SPACs: Is This New Investment Vehicle Here to Stay?
A special purpose acquisition company (SPAC) is a company formed with the purpose of acquiring another company. This “shell company” raises its funds through an IPO, at which point investors only know what the management team and general focus of the SPAC will be. This is why they are considered “blank check” companies, due to the specific target company being unknown to investors. Investors are giving their money to a company without any operations or production, with the assumption that within typically two years, they will acquire a company. With all the mystery, it’s no surprise that many find SPACs shady and would be hesitant to invest in something so unsure. However, as more SPACs are created and have found success over the years, they have gained credibility and popularity. The successful groups and management are what many investors look for in a SPAC. So far in 2020, there have been over 80 SPACs with an average IPO of just over $400 million (SPAC IPO, 2020). This is already triple what was raised in 2018, with nearly double the average raise.
Considering their mysterious nature, you may be wondering why the sudden rise. Investors have a couple of incentives to invest in these companies. Firstly, they receive an interest return for their investment that was sitting, gaining interest while it waits for the board to find a deal. Secondly, the investors have a chance to back out of their investment through their “redemption rights” that when a deal is found and announced, allows the investors the opportunity to approve of the deal, or ask for their money back (CFA, Luis Sanchez, 2020). They are further incentivized by the recent success of SPACs in businesses like DraftKings, Nikola, and Virgin Galactic. Their success lends some credibility to this otherwise shady practice. As Kristi Marvin, the founder of SPACInsider, puts it, “success begets success” (Krantz, 2020). The success of previous SPACs has helped newer companies raise even larger IPOs and make bigger acquisitions. As more SPACs are created and acquire, their management teams gain experience and credibility, encouraging warier investors to join them.
Investors are not the only ones interested in dealing with these SPACs. For a private company, the idea of selling to a SPAC is often far more appealing than going the traditional IPO route. In our present circumstance, private companies can enter into negotiations with a more personal crowd at the SPAC of their choice rather than negotiating with a host of potential investors and having to follow somewhat strict disclosure regulations. “They can have a greater certainty of the price they’re going to get, quicker to market,” says Luis Sanchez, a contributor for the Motley Fool (CFA, Luis Sanchez, 2020). Because they are dealing with one entity, negotiations can be wrapped up in a matter of weeks with a single offer. These SPACs hold large amounts of cash, so a company that may find itself in need of cash quickly with debt hard to come by can turn to a SPAC for a fast deal.
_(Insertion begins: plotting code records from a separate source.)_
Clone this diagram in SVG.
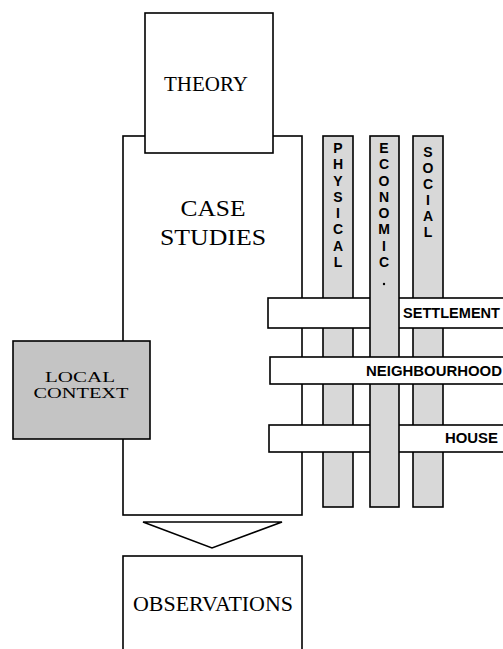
<svg xmlns="http://www.w3.org/2000/svg" width="503" height="649" viewBox="0 0 503 649">
<style>
.box{fill:#fff;stroke:#000;stroke-width:1.6}
.col{fill:#d8d8d8;stroke:#000;stroke-width:1.6}
.ctx{fill:#c4c4c4;stroke:#000;stroke-width:1.6}
.serif{font-family:"Liberation Serif","Times New Roman",serif;fill:#000}
.sans{font-family:"Liberation Sans",Arial,sans-serif;font-weight:bold;fill:#000}
.vl{font-family:"Liberation Sans",Arial,sans-serif;font-weight:bold;font-size:14px;text-anchor:middle;fill:#000}
</style>
<rect width="503" height="649" fill="#fff"/>
<g id="case-studies">
<rect class="box" x="123" y="136" width="179" height="379"/>
<text class="serif" x="213" y="216" font-size="23" text-anchor="middle" textLength="65" lengthAdjust="spacingAndGlyphs">CASE</text>
<text class="serif" x="213" y="245" font-size="23" text-anchor="middle" textLength="106" lengthAdjust="spacingAndGlyphs">STUDIES</text>
</g>
<g id="theory">
<rect class="box" x="145" y="13" width="128" height="140"/>
<text class="serif" x="206" y="91" font-size="21" text-anchor="middle" textLength="84" lengthAdjust="spacingAndGlyphs">THEORY</text>
</g>
<g id="local-context">
<rect class="ctx" x="13" y="341" width="137" height="98"/>
<text class="serif" x="80" y="382" font-size="15" text-anchor="middle" textLength="70" lengthAdjust="spacingAndGlyphs">LOCAL</text>
<text class="serif" x="81" y="398" font-size="15" text-anchor="middle" textLength="95" lengthAdjust="spacingAndGlyphs">CONTEXT</text>
</g>
<g id="physical">
<rect class="col" x="323" y="136" width="30" height="371"/>
<text class="vl" x="338" y="153">P</text>
<text class="vl" x="338" y="169">H</text>
<text class="vl" x="338" y="186">Y</text>
<text class="vl" x="338" y="202">S</text>
<text class="vl" x="338" y="218">I</text>
<text class="vl" x="338" y="234">C</text>
<text class="vl" x="338" y="251">A</text>
<text class="vl" x="338" y="267">L</text>
</g>
<g id="social">
<rect class="col" x="413" y="136" width="30" height="371"/>
<text class="vl" x="428" y="157">S</text>
<text class="vl" x="428" y="173">O</text>
<text class="vl" x="428" y="189">C</text>
<text class="vl" x="428" y="205">I</text>
<text class="vl" x="428" y="221">A</text>
<text class="vl" x="428" y="237">L</text>
</g>
<g id="settlement">
<rect class="box" x="268" y="298" width="245" height="30"/>
<text class="sans" x="500" y="318" font-size="14" text-anchor="end" textLength="97" lengthAdjust="spacingAndGlyphs">SETTLEMENT</text>
</g>
<g id="house">
<rect class="box" x="269" y="425" width="244" height="27"/>
<text class="sans" x="498" y="443" font-size="14" text-anchor="end" textLength="53" lengthAdjust="spacingAndGlyphs">HOUSE</text>
</g>
<g id="economic">
<rect class="col" x="370" y="136" width="29" height="371"/>
<text class="vl" x="384" y="153">E</text>
<text class="vl" x="384" y="169">C</text>
<text class="vl" x="384" y="186">O</text>
<text class="vl" x="384" y="202">N</text>
<text class="vl" x="384" y="218">O</text>
<text class="vl" x="384" y="234">M</text>
<text class="vl" x="384" y="251">I</text>
<text class="vl" x="384" y="267">C</text>
<circle cx="384" cy="284" r="1.2" fill="#000"/>
</g>
<g id="neighbourhood">
<rect class="box" x="270" y="357" width="243" height="27"/>
<text class="sans" x="502" y="376" font-size="14" text-anchor="end" textLength="136" lengthAdjust="spacingAndGlyphs">NEIGHBOURHOOD</text>
</g>
<g id="connectors">
<polygon class="box" points="143,522 282,522 212,548"/>
</g>
<g id="observations">
<rect class="box" x="123" y="556" width="179" height="110"/>
<text class="serif" x="213" y="611" font-size="20" text-anchor="middle" textLength="160" lengthAdjust="spacingAndGlyphs">OBSERVATIONS</text>
</g>
</svg>
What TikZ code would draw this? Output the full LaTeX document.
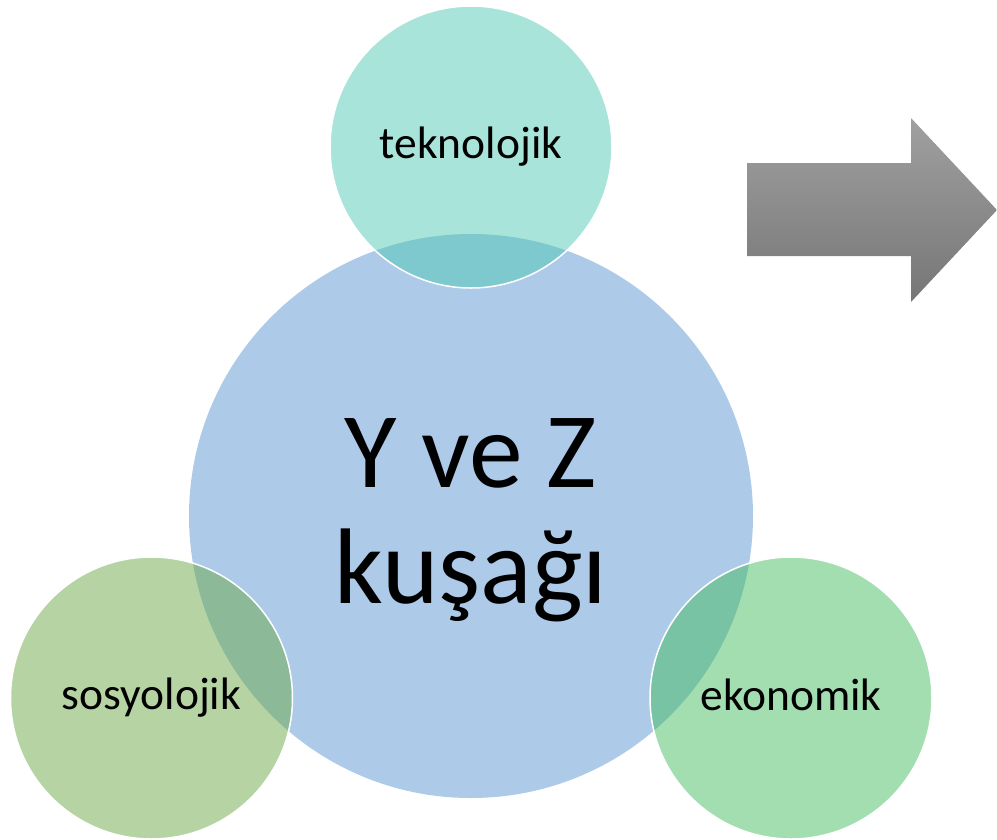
\documentclass[tikz,border=0pt]{standalone}
\usepackage{fontspec}
\setmainfont{Carlito}
\definecolor{bigblue}{RGB}{173,202,232}
\definecolor{ctop}{RGB}{81,201,181}
\definecolor{cleft}{RGB}{109,169,71}
\definecolor{cright}{RGB}{71,189,99}
\definecolor{arrtop}{RGB}{160,160,160}
\definecolor{arrbot}{RGB}{118,118,118}
\begin{document}
\begin{tikzpicture}[x=1pt,y=-1pt,
  small/.style={circle,inner sep=0pt,minimum size=282pt,draw=white,line width=1.5pt,fill opacity=0.5,text opacity=1},
  lbl/.style={font=\fontsize{45.5}{52}\selectfont,anchor=base,inner sep=0pt},
  mainlbl/.style={font=\fontsize{107.5}{116}\selectfont,anchor=base,inner sep=0pt}]
\useasboundingbox (0,0) rectangle (997,839);
\node[circle,inner sep=0pt,minimum size=564pt,fill=bigblue] (big) at (471,516) {};
\node[small,fill=ctop] (top) at (471,147) {};
\node[small,fill=cleft] (left) at (151.5,698) {};
\node[small,fill=cright] (right) at (791,698) {};
\node[mainlbl] (l1) at (471,487) {Y ve Z};
\node[mainlbl] (l2) at (471,603) {kuşağı};
\node[lbl] (ttop) at (471,158) {teknolojik};
\node[lbl] (tleft) at (151.5,709) {sosyolojik};
\node[lbl] (tright) at (791,710) {ekonomik};
\shade[top color=arrtop,bottom color=arrbot] (747,163) -- (911,163) -- (911,118) -- (997,210) -- (911,302) -- (911,256) -- (747,256) -- cycle;
\end{tikzpicture}
\end{document}
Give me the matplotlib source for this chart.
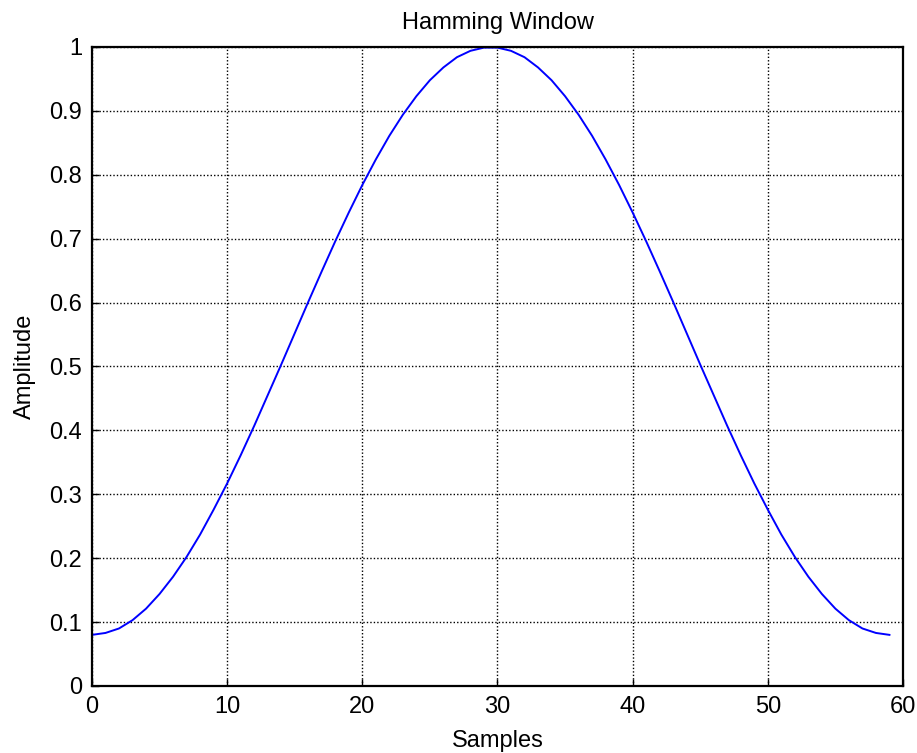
import numpy as np
import matplotlib
matplotlib.use('Agg')
import matplotlib.pyplot as plt

plt.rcParams['font.family'] = ['Liberation Sans', 'DejaVu Sans']

# window values, samples 0..59 (symmetric)
half = [0.080, 0.083, 0.090, 0.103, 0.121, 0.144, 0.171, 0.202, 0.237, 0.276,
        0.317, 0.361, 0.407, 0.455, 0.503, 0.552, 0.601, 0.649, 0.696, 0.741,
        0.784, 0.824, 0.861, 0.894, 0.923, 0.948, 0.968, 0.984, 0.994, 0.999]
amplitude = half + half[::-1]
samples = list(range(len(amplitude)))

xticks = [0, 10, 20, 30, 40, 50, 60]
yticks = [0, 0.1, 0.2, 0.3, 0.4, 0.5, 0.6, 0.7, 0.8, 0.9, 1]
ylabels = ['0', '0.1', '0.2', '0.3', '0.4', '0.5', '0.6', '0.7', '0.8', '0.9', '1']

fig = plt.figure(figsize=(9.17, 7.53), dpi=100)
ax = fig.add_axes([0.1003, 0.089, 0.8844, 0.8486])

ax.plot(samples, amplitude, color='#0000ff', linewidth=1.4)

ax.set_xlim(0, 60)
ax.set_ylim(0, 1)
ax.set_xticks(xticks)
ax.set_yticks(yticks)
ax.set_yticklabels(ylabels)
ax.grid(True, color='black', linestyle=(0, (1.0, 1.5)), linewidth=1.0)
ax.tick_params(direction='in', length=5, width=1, labelsize=17, pad=7)
for s in ax.spines.values():
    s.set_linewidth(1.6)

ax.set_title('Hamming Window', fontsize=17, pad=13)
ax.set_xlabel('Samples', fontsize=17, labelpad=9)
ax.set_ylabel('Amplitude', fontsize=17, labelpad=10)

fig.savefig('out.png', dpi=100)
At this point, we have established the importance of SPACs as a deal-making vehicle. In this sense, they will likely be around for a while, but will their popularity continue to accelerate? A recent policy change in the NYSE would imply not. In the past, companies looking to sell equity had to jump through a series of hoops and costly processes to list their shares through a “traditional IPO.” This has, as Thornton McErny from the New York Post puts it, led to “large companies… increasingly shunning the costly traditional IPO in favor of direct listings or special purpose acquisition companies” (McErny, 2020). This new rule change makes direct listings easier for many by allowing companies that have not previously listed their securities to operate a direct listing. This makes a direct listing through the exchange a much more viable option, and will likely detract directly from the number of SPACs. As the SPACs are not as profitable for the exchanges and shadier investments overall, it is likely that many companies and investors will shift their focus back onto direct listings as regulations fall.
In conclusion, while SPACs are certainly here to stay and enjoy the spotlight for the moment, it is unlikely that they are going to replace IPOs as we know them. Rather, we may see a number of successful SPACs and management teams thrive for the next few years, with their numbers dwindling over time as interest moves back into direct listings on the exchanges.
Works Cited:
CFA, Luis Sanchez. “Why SPACs Are So Popular.” The Motley Fool, The Motley Fool, 10 July 2020, www.fool.com/investing/2020/07/10/why-spacs-are-so-popular.aspx.
Krantz, Matt. “SPAC Isn't A Four-Letter Word With Investors Anymore.” Investor's Business Daily, 27 Aug. 2020, www.investors.com/news/new-stocks-to-buy-spacs-invest-ipo-nikola-virgin-galactic/.
McEnery, Thornton. “NYSE Relaxes Fundraising Rules in Troubled IPO Market.” New York Post, New York Post, 28 Aug. 2020, nypost.com/2020/08/28/nyse-relaxes-fundraising-rules-amid-lackluster-ipo-market/.
“SPAC IPO Transactions Statistics” SPACInsider, 28 Aug. 2020, spacinsider.com/stats/.
Young, Julie. “Special Purpose Acquisition Company (SPAC).” Investopedia, Investopedia, 29 Aug. 2020, www.investopedia.com/terms/s/spac.asp.